White Sox free agent signing gives NY Mets fans an added appreciation for Brett Baty

One first-rounder is fighting for relevancy. The other appears to be on the rise.
New York Mets v. Miami Marlins
New York Mets v. Miami Marlins | Lucas Casel/GettyImages


At only 26, Jarred Kelenic’s next goal will be to make the Chicago White Sox roster. Easier said than done. Rather than sign him for a cheap major league contract, the former New York Mets first round pick is going to Chicago on a minor league pact with an invite to camp.

A whirlwind career that began with the Seattle Mariners hitting under .200 in his first two seasons, Kelenic spent the last two seasons with the Atlanta Braves kind of doing the same bottoming out. Now a .211/.282/.376 hitter with a 30.6% strikeout rate, it’s fair to classify him as a bust.

The sixth overall pick from the 2018 draft hasn’t worked out well at either major league stop since the Mets traded him prior to the 2019 season. Settling on a minor league contract this winter should only have us feeling a little more appreciation for the direction fellow Mets first-round pick Brett Baty appears to be headed.

Brett Baty is trending up while Jarred Kelenic might have already peaked

A year after taking Kelenic in the first round, the Mets selected Baty with their first-round selection.

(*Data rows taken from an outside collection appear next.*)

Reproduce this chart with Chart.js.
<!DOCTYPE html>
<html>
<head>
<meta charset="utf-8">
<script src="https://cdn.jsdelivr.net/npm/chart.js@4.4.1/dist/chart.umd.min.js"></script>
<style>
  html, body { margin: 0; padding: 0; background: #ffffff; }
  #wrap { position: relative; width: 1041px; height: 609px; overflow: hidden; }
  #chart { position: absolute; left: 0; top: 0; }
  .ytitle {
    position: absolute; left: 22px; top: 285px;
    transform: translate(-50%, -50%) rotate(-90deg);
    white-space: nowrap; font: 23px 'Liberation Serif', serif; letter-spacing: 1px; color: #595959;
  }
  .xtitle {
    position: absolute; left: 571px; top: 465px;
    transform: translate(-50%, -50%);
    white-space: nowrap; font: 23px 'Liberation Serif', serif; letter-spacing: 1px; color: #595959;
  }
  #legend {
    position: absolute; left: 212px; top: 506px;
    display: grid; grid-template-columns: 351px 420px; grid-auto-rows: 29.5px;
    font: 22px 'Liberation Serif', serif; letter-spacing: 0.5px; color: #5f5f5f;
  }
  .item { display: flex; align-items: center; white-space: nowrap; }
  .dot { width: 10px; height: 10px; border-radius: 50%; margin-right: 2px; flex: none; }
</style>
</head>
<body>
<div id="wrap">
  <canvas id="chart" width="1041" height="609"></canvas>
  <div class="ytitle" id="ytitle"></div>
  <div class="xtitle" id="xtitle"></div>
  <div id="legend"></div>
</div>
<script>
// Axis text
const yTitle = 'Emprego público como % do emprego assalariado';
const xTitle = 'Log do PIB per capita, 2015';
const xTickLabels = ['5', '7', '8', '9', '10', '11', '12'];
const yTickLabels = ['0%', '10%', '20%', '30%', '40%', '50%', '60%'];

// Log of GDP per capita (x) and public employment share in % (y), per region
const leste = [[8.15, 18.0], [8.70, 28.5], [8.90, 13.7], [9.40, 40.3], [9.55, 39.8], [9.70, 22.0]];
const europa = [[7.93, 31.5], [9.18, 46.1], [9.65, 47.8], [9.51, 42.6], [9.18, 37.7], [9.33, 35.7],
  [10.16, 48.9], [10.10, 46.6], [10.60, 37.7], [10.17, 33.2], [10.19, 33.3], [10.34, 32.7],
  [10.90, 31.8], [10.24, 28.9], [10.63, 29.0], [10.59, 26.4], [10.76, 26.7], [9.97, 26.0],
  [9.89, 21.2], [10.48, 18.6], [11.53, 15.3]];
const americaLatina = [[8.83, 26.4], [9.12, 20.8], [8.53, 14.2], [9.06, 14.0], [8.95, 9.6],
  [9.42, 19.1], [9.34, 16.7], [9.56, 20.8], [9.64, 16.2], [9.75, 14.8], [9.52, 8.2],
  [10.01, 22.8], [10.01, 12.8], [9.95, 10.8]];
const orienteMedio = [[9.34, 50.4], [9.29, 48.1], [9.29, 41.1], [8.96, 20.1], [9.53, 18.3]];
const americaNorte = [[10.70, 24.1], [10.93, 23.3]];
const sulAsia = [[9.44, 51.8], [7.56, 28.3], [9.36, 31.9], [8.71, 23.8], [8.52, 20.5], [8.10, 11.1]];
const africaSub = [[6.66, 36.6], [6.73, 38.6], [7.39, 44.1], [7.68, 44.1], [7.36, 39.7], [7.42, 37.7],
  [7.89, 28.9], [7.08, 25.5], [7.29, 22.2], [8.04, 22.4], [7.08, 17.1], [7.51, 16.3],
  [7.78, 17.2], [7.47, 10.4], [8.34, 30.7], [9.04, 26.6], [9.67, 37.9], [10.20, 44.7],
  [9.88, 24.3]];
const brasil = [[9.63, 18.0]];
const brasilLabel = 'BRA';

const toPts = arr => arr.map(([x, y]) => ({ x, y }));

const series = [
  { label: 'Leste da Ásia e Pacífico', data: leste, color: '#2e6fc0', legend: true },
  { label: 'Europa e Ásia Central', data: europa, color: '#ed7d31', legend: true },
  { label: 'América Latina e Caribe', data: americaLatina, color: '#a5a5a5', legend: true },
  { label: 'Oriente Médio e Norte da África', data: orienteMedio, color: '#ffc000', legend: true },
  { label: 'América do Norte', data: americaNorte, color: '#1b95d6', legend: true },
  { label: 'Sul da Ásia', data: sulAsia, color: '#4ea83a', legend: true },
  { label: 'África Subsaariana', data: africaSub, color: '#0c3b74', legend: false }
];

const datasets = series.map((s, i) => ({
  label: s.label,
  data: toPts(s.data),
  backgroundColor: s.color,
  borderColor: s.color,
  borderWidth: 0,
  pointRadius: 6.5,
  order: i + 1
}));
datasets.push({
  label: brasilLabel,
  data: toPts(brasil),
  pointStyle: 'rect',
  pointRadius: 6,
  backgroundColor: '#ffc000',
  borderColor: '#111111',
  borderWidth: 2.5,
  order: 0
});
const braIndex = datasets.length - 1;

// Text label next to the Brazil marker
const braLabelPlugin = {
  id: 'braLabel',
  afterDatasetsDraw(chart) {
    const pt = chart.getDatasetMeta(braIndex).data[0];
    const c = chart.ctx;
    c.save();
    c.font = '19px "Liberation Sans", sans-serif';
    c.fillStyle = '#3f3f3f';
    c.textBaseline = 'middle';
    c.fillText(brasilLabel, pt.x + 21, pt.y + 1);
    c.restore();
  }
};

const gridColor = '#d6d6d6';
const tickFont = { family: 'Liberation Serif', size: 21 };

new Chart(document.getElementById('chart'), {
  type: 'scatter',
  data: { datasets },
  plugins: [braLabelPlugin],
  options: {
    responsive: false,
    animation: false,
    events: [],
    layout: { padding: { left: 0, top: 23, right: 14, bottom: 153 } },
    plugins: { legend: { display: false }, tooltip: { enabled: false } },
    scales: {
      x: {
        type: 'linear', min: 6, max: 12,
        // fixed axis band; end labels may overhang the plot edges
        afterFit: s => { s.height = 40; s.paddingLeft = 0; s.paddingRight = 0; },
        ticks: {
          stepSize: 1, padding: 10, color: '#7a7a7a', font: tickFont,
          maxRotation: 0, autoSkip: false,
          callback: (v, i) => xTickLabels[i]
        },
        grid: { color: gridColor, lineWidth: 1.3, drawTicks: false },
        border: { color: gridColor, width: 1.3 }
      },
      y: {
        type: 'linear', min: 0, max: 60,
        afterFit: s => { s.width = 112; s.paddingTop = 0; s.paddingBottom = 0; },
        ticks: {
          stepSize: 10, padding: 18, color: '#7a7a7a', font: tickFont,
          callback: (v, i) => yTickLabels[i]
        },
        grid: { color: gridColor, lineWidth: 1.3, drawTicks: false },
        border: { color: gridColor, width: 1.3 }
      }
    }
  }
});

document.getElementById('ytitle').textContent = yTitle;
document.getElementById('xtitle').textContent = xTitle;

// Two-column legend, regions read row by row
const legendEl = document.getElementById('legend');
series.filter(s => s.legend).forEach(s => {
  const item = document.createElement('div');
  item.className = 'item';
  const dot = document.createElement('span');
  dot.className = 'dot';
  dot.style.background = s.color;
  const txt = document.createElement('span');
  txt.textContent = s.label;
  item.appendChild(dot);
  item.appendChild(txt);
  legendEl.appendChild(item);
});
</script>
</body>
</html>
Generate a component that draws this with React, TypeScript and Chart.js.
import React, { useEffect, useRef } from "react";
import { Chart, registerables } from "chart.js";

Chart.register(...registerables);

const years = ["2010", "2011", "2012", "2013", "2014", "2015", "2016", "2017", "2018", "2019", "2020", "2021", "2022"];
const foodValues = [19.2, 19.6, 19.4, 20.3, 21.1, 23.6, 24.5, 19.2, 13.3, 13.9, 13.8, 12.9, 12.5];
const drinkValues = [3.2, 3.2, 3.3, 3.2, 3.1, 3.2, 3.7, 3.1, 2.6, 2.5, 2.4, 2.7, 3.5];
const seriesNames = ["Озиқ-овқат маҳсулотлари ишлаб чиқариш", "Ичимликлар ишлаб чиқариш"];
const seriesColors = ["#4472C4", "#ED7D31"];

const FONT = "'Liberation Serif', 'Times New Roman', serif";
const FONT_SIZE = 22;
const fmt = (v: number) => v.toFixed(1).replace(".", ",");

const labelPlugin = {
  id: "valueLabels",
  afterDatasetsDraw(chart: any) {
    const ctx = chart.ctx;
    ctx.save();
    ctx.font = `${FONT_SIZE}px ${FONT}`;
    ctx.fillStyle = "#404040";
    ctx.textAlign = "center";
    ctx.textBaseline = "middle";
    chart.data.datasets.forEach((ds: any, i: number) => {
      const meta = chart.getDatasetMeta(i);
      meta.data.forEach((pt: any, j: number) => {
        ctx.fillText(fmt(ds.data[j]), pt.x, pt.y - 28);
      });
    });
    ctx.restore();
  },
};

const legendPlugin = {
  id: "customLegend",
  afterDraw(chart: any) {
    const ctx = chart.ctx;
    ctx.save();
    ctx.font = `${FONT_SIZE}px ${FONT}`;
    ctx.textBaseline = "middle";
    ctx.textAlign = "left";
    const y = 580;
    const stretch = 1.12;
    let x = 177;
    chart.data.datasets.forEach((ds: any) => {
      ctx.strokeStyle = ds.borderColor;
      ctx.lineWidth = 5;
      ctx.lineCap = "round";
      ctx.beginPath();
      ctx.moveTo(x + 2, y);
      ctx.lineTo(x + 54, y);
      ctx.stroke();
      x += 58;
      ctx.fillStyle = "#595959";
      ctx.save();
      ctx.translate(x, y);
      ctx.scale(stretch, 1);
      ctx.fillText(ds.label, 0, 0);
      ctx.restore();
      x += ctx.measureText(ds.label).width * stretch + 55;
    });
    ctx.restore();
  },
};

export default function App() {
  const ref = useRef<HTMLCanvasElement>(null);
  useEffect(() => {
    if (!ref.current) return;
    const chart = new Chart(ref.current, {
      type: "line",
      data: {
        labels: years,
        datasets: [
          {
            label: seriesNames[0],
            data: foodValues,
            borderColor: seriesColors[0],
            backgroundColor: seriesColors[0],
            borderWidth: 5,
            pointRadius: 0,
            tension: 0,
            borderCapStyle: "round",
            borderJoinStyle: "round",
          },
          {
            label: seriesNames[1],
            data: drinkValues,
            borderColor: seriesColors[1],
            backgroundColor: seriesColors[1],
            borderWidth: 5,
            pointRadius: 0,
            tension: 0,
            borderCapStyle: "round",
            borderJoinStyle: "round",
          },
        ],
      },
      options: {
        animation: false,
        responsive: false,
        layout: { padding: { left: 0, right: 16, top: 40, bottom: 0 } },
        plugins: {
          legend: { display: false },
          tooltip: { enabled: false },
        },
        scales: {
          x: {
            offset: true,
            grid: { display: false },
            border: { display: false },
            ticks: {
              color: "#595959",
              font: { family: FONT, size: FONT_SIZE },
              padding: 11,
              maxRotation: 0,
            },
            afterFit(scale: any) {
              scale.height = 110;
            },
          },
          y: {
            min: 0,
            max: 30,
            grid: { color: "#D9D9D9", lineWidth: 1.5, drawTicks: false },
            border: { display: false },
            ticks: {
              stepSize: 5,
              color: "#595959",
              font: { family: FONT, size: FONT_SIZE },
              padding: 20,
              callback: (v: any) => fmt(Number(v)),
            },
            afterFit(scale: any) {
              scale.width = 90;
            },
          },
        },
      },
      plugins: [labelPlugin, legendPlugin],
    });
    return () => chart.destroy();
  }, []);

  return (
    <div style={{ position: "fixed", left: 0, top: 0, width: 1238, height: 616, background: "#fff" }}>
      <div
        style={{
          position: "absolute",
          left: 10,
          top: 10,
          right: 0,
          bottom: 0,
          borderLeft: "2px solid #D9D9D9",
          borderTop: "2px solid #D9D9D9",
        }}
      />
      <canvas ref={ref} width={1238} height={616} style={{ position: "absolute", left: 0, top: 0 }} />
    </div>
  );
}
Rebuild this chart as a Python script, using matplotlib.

It took him a while, struggling in 2023 and 2024. Even 2025 included a minor league demotion.

However, his overall results in 2025 were inspiring for what’s to come next. Baty’s trajectory is more common for a young player on the rise even if it wasn’t done to perfection.

A better defensive season and the ability to do more than play third base, we saw Baty finally explode with some power. 18 of his career 33 home runs came last year. Slashing .254/.313/.435 overall, he gave the Mets a promising year that suggests he’s nearing a finished product.

Although many of the Mets pitchers and even some hitters faded down the stretch, Baty had awesome numbers in the second half. He hit .291/.353/.477 with 9 home runs in those final 190 trips to the plate after the All-Star Break.

Baty will enter his age 26 season in 2026 with fewer doubts about his place on the team. Third base belongs to him right now with little competition unlike the past when Mark Vientos and Ronny Mauricio were viewed as possible hot corner thieves. Less pressure in that regard, witnessing how rapidly Kelenic has fallen from only a slight rise in comparison to Baty should have us feeling a little more appreciative. He still needs to go out and improve upon last year’s result. Is there any doubt he won’t?